Using the parallel in-memory grid can result in much faster execution of the post-processing operations than in conventional serial architectures. However, the parallel in-memory computation capabilities are of no help to minimize network traffic. For instance, in the above example, parallel databases with simple federation capabilities would still use the execution strategy A. This means 695 million rows would need to be transferred through the network before the parallel processing even starts, resulting in query execution times unacceptable for many applications. Therefore, both the advanced techniques for minimizing network traffic and the parallel in-memory computation capabilities are needed to achieve the best performance.

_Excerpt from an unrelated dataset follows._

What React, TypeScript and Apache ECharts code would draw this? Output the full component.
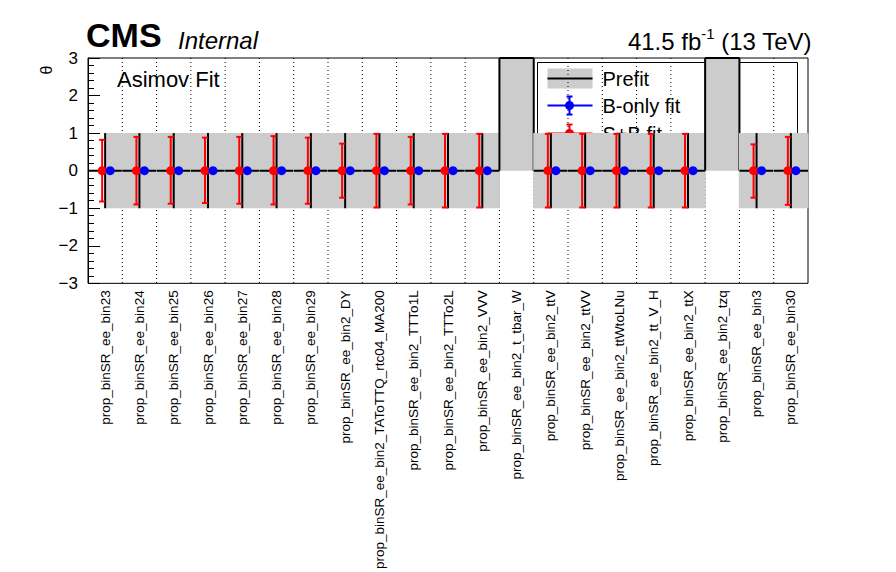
import { useEffect, useRef } from 'react';
import * as echarts from 'echarts';

const categories = [
  'prop_binSR_ee_bin23', 'prop_binSR_ee_bin24', 'prop_binSR_ee_bin25', 'prop_binSR_ee_bin26',
  'prop_binSR_ee_bin27', 'prop_binSR_ee_bin28', 'prop_binSR_ee_bin29', 'prop_binSR_ee_bin2_DY',
  'prop_binSR_ee_bin2_TAToTTQ_rtc04_MA200', 'prop_binSR_ee_bin2_TTTo1L', 'prop_binSR_ee_bin2_TTTo2L',
  'prop_binSR_ee_bin2_VVV', 'prop_binSR_ee_bin2_t_tbar_W', 'prop_binSR_ee_bin2_ttV',
  'prop_binSR_ee_bin2_ttVV', 'prop_binSR_ee_bin2_ttWtoLNu', 'prop_binSR_ee_bin2_tt_V_H',
  'prop_binSR_ee_bin2_ttX', 'prop_binSR_ee_bin2_tzq', 'prop_binSR_ee_bin3', 'prop_binSR_ee_bin30',
];
// prefit band (lower, upper) and central value
const prefitLo = [-1, -1, -1, -1, -1, -1, -1, -1, -1, -1, -1, -1, 0, -1, -1, -1, -1, -1, 0, -1, -1];
const prefitHi = [1, 1, 1, 1, 1, 1, 1, 1, 1, 1, 1, 1, 3, 1, 1, 1, 1, 1, 3, 1, 1];
const prefitVal = [0, 0, 0, 0, 0, 0, 0, 0, 0, 0, 0, 0, 3, 0, 0, 0, 0, 0, 3, 0, 0];
// S+B fit
const sbVal = [0, 0, 0, 0, 0, 0, 0, 0, 0, 0, 0, 0, null, 0, 0, 0, 0, 0, null, 0, 0];
const sbUp = [0.82, 0.9, 0.9, 0.88, 0.9, 0.92, 0.88, 0.72, 0.98, 0.9, 0.98, 0.98, null, 0.98, 0.98, 0.98, 0.98, 0.98, null, 0.7, 0.9];
const sbDn = [-0.82, -0.9, -0.88, -0.86, -0.88, -0.9, -0.88, -0.72, -0.98, -0.9, -0.98, -0.98, null, -0.98, -0.98, -0.98, -0.98, -0.98, null, -0.72, -0.91];
// B-only fit
const bVal = [0, 0, 0, 0, 0, 0, 0, 0, 0, 0, 0, 0, null, 0, 0, 0, 0, 0, null, 0, 0];

const FONT = 'Liberation Sans, Arial, sans-serif';

const App = () => {
  const chartRef = useRef<HTMLDivElement>(null);

  useEffect(() => {
    if (!chartRef.current) return;
    const myChart = echarts.init(chartRef.current, undefined, { renderer: 'svg' });

    const prefitData = categories.map((_, i) => [i, prefitLo[i], prefitHi[i], prefitVal[i]]);
    const sbErr = categories.map((_, i) => (sbVal[i] === null ? [i, null, null] : [i, sbDn[i], sbUp[i]]));

    const lx = 537, ly = 62, lw = 260, lh = 86;

    const option = {
      animation: false,
      grid: { left: 88, right: 88, top: 58, bottom: 200, show: true, borderColor: '#000', borderWidth: 1, backgroundColor: 'transparent' },
      xAxis: {
        type: 'category',
        data: categories,
        boundaryGap: true,
        axisLine: { show: false },
        axisTick: { show: false },
        splitLine: { show: false },
        axisLabel: { interval: 0, rotate: 90, fontSize: 13.5, color: '#000', fontFamily: FONT, margin: 7 },
      },
      yAxis: {
        type: 'value',
        min: -3,
        max: 3,
        interval: 1,
        axisLine: { show: true, lineStyle: { color: '#000' } },
        axisTick: { show: true, inside: true, length: 12, lineStyle: { color: '#000' } },
        minorTick: { show: true, splitNumber: 5, length: 6, lineStyle: { color: '#000' } },
        splitLine: { show: false },
        axisLabel: {
          fontSize: 17, color: '#000', fontFamily: FONT, margin: 10,
          formatter: (v: number) => (v < 0 ? '\u2212' + Math.abs(v) : String(v)),
        },
      },
      series: [
        {
          type: 'custom',
          z: 1,
          data: categories.map((_, i) => [i]),
          renderItem: (params: any, api: any) => {
            const i = api.value(0);
            if (i === categories.length - 1) return null;
            const c = api.coord([i, 0]);
            const w = api.size([1, 0])[0];
            const yT = api.coord([i, 3])[1];
            const yB = api.coord([i, -3])[1];
            const x = c[0] + w / 2;
            return { type: 'line', shape: { x1: x, y1: yT, x2: x, y2: yB }, style: { stroke: '#000', lineWidth: 1, lineDash: [1, 3] } };
          },
        },
        {
          type: 'custom',
          z: 2,
          data: prefitData,
          renderItem: (params: any, api: any) => {
            const i = api.value(0);
            const lo = api.value(1), hi = api.value(2), val = api.value(3);
            const c = api.coord([i, 0]);
            const w = api.size([1, 0])[0];
            const x0 = i === 0 && val === 0 ? c[0] : c[0] - w / 2;
            const x1 = c[0] + w / 2;
            const yLo = api.coord([i, lo])[1];
            const yHi = api.coord([i, hi])[1];
            const yVal = api.coord([i, val])[1];
            const black = { stroke: '#000', lineWidth: 2 };
            const children: any[] = [
              { type: 'rect', shape: { x: x0 - 0.5, y: yHi, width: x1 - x0 + 1, height: yLo - yHi }, style: { fill: '#cccccc' } },
              { type: 'line', shape: { x1: c[0] - w / 2, y1: yVal, x2: x1, y2: yVal }, style: black },
            ];
            if (val === 0) {
              children.push({ type: 'line', shape: { x1: c[0], y1: yLo, x2: c[0], y2: yHi }, style: black });
            } else {
              children.push({ type: 'line', shape: { x1: c[0] - w / 2, y1: yLo, x2: c[0] - w / 2, y2: yVal }, style: black });
              children.push({ type: 'line', shape: { x1: x1, y1: yLo, x2: x1, y2: yVal }, style: black });
            }
            return { type: 'group', children };
          },
        },
        {
          type: 'custom',
          z: 3,
          data: sbErr,
          renderItem: (params: any, api: any) => {
            const i = api.value(0);
            if (isNaN(api.value(1))) return null;
            const a = api.coord([i, api.value(1)]);
            const b = api.coord([i, api.value(2)]);
            const x = a[0] - 3;
            const st = { stroke: '#ff0000', lineWidth: 2 };
            return {
              type: 'group',
              children: [
                { type: 'line', shape: { x1: x, y1: a[1], x2: x, y2: b[1] }, style: st },
                { type: 'line', shape: { x1: x - 3, y1: a[1], x2: x + 3, y2: a[1] }, style: st },
                { type: 'line', shape: { x1: x - 3, y1: b[1], x2: x + 3, y2: b[1] }, style: st },
              ],
            };
          },
        },
        {
          type: 'scatter',
          z: 4,
          data: sbVal,
          symbolSize: 9,
          symbolOffset: [-3, 0],
          itemStyle: { color: '#ff0000', opacity: 1 },
        },
        {
          type: 'scatter',
          z: 5,
          data: bVal,
          symbolSize: 9,
          symbolOffset: [5, 0],
          itemStyle: { color: '#0000ff', opacity: 1 },
        },
      ],
      graphic: [
        { type: 'text', left: 86, top: 18, style: { text: 'CMS', font: `bold 34px ${FONT}`, fill: '#000' } },
        { type: 'text', left: 178, top: 28, style: { text: 'Internal', font: `italic 24px ${FONT}`, fill: '#000' } },
        {
          type: 'text', right: 84, top: 26,
          style: {
            text: '{a|41.5 fb}{s|-1}{a| (13 TeV)}',
            rich: {
              a: { fontSize: 24, fontFamily: FONT, fill: '#000', verticalAlign: 'bottom' },
              s: { fontSize: 15, fontFamily: FONT, fill: '#000', verticalAlign: 'top', padding: [0, 0, 12, 0] },
            },
          },
        },
        { type: 'text', x: 46, y: 70, rotation: Math.PI / 2, style: { text: 'θ', font: `16px ${FONT}`, fill: '#000', align: 'center', verticalAlign: 'middle' } },
        { type: 'text', left: 117, top: 68, style: { text: 'Asimov Fit', font: `22px ${FONT}`, fill: '#000' } },
        {
          type: 'group', left: lx, top: ly, z: 100,
          children: [
            { type: 'rect', shape: { x: 0, y: 0, width: lw, height: lh }, style: { fill: '#fff', stroke: '#000', lineWidth: 1 } },
            { type: 'rect', shape: { x: 10, y: 6, width: 45, height: 20 }, style: { fill: '#cccccc' } },
            { type: 'line', shape: { x1: 10, y1: 16, x2: 55, y2: 16 }, style: { stroke: '#000', lineWidth: 2 } },
            { type: 'text', x: 65, y: 16, style: { text: 'Prefit', font: `20px ${FONT}`, fill: '#000', verticalAlign: 'middle' } },
            { type: 'line', shape: { x1: 10, y1: 43, x2: 55, y2: 43 }, style: { stroke: '#0000ff', lineWidth: 2 } },
            { type: 'line', shape: { x1: 32, y1: 34, x2: 32, y2: 52 }, style: { stroke: '#0000ff', lineWidth: 2 } },
            { type: 'line', shape: { x1: 29, y1: 34, x2: 35, y2: 34 }, style: { stroke: '#0000ff', lineWidth: 2 } },
            { type: 'line', shape: { x1: 29, y1: 52, x2: 35, y2: 52 }, style: { stroke: '#0000ff', lineWidth: 2 } },
            { type: 'circle', shape: { cx: 32, cy: 43, r: 4.5 }, style: { fill: '#0000ff' } },
            { type: 'text', x: 65, y: 43, style: { text: 'B-only fit', font: `20px ${FONT}`, fill: '#000', verticalAlign: 'middle' } },
            { type: 'line', shape: { x1: 10, y1: 71, x2: 55, y2: 71 }, style: { stroke: '#ff0000', lineWidth: 2 } },
            { type: 'line', shape: { x1: 32, y1: 62, x2: 32, y2: 80 }, style: { stroke: '#ff0000', lineWidth: 2 } },
            { type: 'line', shape: { x1: 29, y1: 62, x2: 35, y2: 62 }, style: { stroke: '#ff0000', lineWidth: 2 } },
            { type: 'line', shape: { x1: 29, y1: 80, x2: 35, y2: 80 }, style: { stroke: '#ff0000', lineWidth: 2 } },
            { type: 'circle', shape: { cx: 32, cy: 71, r: 4.5 }, style: { fill: '#ff0000' } },
            { type: 'text', x: 65, y: 71, style: { text: 'S+B fit', font: `20px ${FONT}`, fill: '#000', verticalAlign: 'middle' } },
          ],
        },
      ],
    };

    myChart.setOption(option);
    const handleResize = () => myChart.resize();
    window.addEventListener('resize', handleResize);
    return () => {
      window.removeEventListener('resize', handleResize);
      myChart.dispose();
    };
  }, []);

  return (
    <div
      ref={chartRef}
      style={{ position: 'absolute', left: 0, top: 0, width: '896px', height: '572px', background: '#fff' }}
    />
  );
};

export default App;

Benefits of Redefining Analytics Architectures
Logical architectures for analytics provide shorter times to production and are cheaper to create and maintain. Data virtualization is a key component of these architectures, providing them with abstraction, unified query execution, and unified security capabilities. To guarantee best performance, it is crucial that the query optimizer of the data virtualization system includes specific techniques designed for minimizing network traffic in logical architectures. More importantly, the query optimizer should leverage in-memory parallel processing to perform post-processing operations that cannot be pushed down to the data sources.